Despite its name, the spacematrix is a concept that doesn’t have anything to do with sci-fi, but relates to architecture.
The Venice Architecture Biennale opens at the end of the month, so an architecture and fashion post is definitely due today.
A recently released book entitled Spacematrix. Space, Density and Urban Form written by Meta Berghauser Pont and Per Haupt and released by NAi Publishers tackles issues relating to the spacematrix in a very interesting way.
The book explores the potential of urban density as a tool for urban planning and design.
The authors analyse in the volume the logic between density, urban form and performance to understand and predict the effects of specific designs and planning proposals.
The relationship between types of urban environment and data such as amount, size, physical properties and economic values, is also explored together with the possibility of redefining concepts of urbanity through density.
The book has already been hailed as a vital read for architects and urban planners, but also economists, engineers and politicians. Now, if you stop and ponder for a while on some of the issues explored in the volume, you will definitely find a connection with fashion.
Urban density, urban form and the performance of the urban, physical constraints and qualitative preferences are recurrent themes in Spacematrix, but, interestingly enough, we could apply them to fashion as well.
Density and qualitative preferences may relate to fabrics (the concept of space matrix can definitely be applied to fabrics, and mainly relates to the density of a fabric, but also to its porosity, to the voids within the fabrics that hold and retain water…) and embellishments; urban form and performance are concepts usually linked to the environment and the spaces surrounding us and to the impact they have on what we wear, while physical constraints may hint at shapes and silhouettes that constrict, free or transform the body.
If we consider these elements as variables and start playing at increasing their variability degree, we will easily create a series of designs that, though based on the same elements, are intrinsically different.
Tao Kurihara’s Autumn-Winter 2010 collection is a perfect example of where playing with variables and density can take you: using drawstringed pieces, deconstructed garments and fabrics with different densities (at times also patchworked ones in paisley prints), Kurihara integrated variable elements into the designs included in this collection.
There is one very intriguing project that will be unveiled at the Venice Architecture Biennale conceived as an exploration of densities and real/imaginary urban spaces.

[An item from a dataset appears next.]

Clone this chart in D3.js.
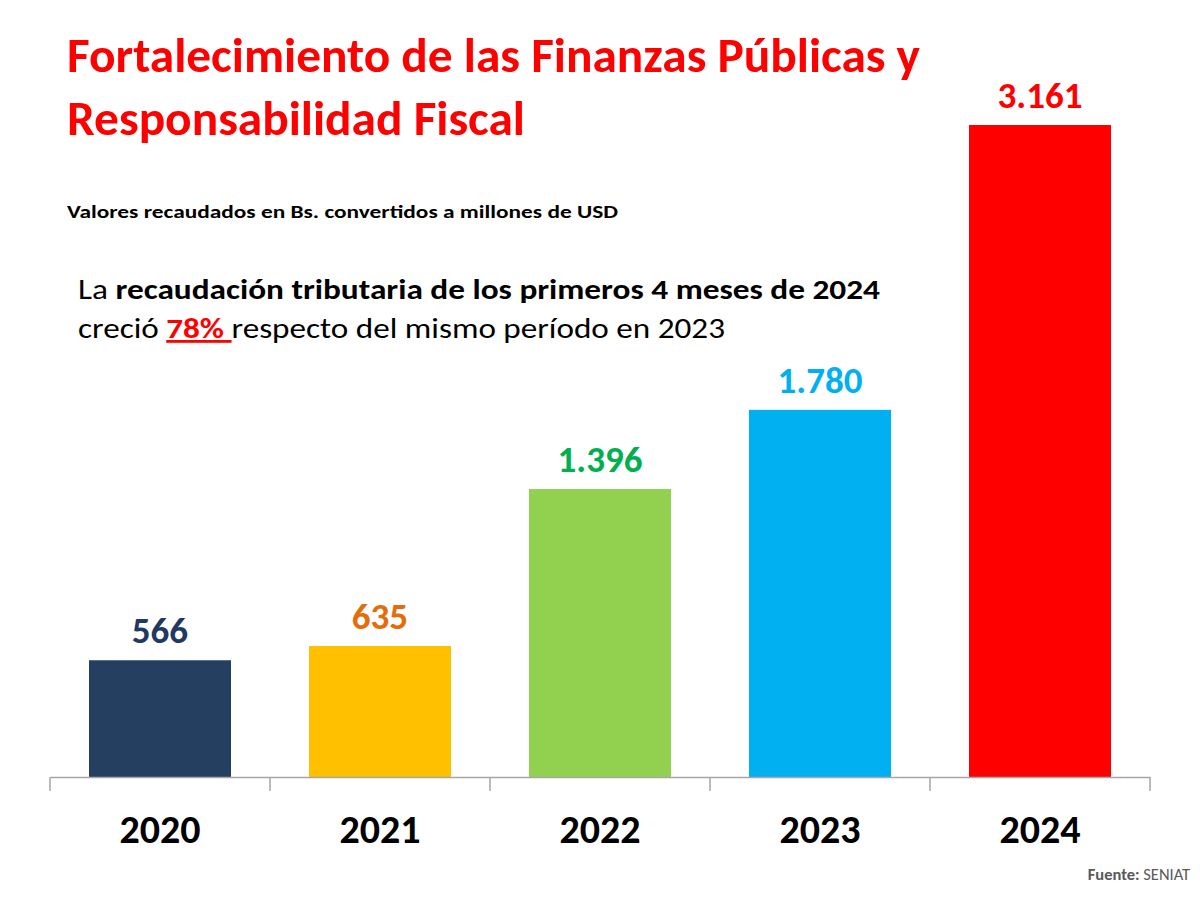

The project is entitled "Blueprint" and it's a collaboration between Korean artist Do Ho Suh and Seoul-based practice Suh Architects (Eulho Suh and Kyungen Kim).
The project is based on the results produced by mixing different spaces together, analysing their variability and density and exploring how they react inside an imaginary yet complex urban matrix.

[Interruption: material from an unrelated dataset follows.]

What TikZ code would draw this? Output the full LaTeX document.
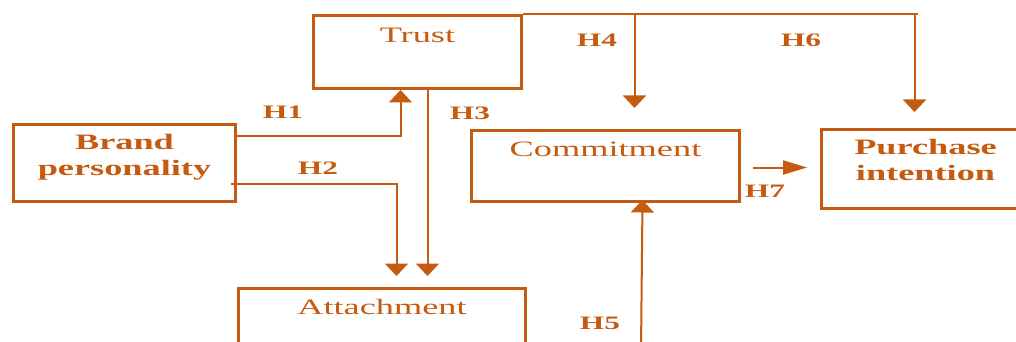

The "Blueprint" installation looks at the notions of home and boundaries and features scaled reproductions of Do Ho Suh's house in Korea, of the New York townhouse where the artist lives and the façade of a Venetian villa.

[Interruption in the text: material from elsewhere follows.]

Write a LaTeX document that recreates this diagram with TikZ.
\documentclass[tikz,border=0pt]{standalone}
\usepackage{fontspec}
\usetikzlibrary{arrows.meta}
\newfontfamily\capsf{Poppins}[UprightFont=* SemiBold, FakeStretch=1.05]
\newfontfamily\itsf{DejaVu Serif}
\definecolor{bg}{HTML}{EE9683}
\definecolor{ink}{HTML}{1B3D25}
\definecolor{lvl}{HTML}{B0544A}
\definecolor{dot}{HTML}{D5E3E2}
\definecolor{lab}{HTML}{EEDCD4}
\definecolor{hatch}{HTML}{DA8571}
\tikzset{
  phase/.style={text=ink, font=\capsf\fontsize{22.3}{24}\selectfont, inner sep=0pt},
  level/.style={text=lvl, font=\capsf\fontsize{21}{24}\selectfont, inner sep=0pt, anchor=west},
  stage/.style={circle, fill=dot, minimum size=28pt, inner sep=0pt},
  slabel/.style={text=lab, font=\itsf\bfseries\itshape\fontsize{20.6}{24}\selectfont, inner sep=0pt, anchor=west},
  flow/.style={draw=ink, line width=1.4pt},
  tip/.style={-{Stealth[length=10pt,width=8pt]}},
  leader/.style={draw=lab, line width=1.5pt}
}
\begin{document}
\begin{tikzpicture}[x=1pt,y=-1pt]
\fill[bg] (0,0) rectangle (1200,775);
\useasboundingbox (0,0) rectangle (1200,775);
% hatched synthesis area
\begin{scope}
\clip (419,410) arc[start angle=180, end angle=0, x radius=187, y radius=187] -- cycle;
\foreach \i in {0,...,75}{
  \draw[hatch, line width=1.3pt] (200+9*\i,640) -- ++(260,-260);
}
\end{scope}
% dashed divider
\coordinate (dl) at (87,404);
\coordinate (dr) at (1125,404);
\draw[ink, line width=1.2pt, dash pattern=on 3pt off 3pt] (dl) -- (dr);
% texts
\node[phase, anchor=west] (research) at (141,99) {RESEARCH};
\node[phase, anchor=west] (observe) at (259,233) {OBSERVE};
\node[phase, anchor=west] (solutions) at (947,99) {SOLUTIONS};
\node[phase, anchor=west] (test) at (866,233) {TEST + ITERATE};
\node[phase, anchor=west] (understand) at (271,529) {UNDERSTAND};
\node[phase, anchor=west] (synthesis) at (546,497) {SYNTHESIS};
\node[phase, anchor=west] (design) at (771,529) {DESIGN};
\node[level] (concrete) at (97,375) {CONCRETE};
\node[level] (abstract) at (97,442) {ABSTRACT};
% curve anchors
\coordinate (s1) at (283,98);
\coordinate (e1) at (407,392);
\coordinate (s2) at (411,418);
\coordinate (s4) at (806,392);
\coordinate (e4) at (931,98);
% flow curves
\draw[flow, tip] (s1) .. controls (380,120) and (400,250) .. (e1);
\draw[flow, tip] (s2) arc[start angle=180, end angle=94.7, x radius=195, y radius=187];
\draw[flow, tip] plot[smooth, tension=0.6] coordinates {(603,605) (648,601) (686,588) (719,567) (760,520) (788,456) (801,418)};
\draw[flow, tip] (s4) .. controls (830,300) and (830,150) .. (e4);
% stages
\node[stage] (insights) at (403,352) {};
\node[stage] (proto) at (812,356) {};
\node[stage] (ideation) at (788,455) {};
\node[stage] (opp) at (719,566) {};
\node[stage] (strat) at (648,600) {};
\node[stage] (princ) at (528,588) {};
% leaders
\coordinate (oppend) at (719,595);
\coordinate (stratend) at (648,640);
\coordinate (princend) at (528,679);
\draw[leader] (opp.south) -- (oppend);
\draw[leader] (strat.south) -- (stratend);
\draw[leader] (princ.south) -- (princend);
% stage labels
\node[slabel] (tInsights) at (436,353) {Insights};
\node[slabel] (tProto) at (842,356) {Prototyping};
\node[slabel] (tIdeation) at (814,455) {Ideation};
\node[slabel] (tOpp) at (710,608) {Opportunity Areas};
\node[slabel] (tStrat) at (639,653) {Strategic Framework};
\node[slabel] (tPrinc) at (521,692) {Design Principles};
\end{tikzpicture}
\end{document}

The project is made out of hand-stitched translucent blue nylon fabric (to evoke the concept of the "Blueprint") and laminate panels.
Different images and elements from the past and present are mixed and juxtaposed in this project, while real and imaginary densities create illusions by combining together various decorative and architectural elements.
So fashion students out there following this blog, is anybody interested in taking the spacematrix challenge and develop an entire collection on variable densities and urban spaces?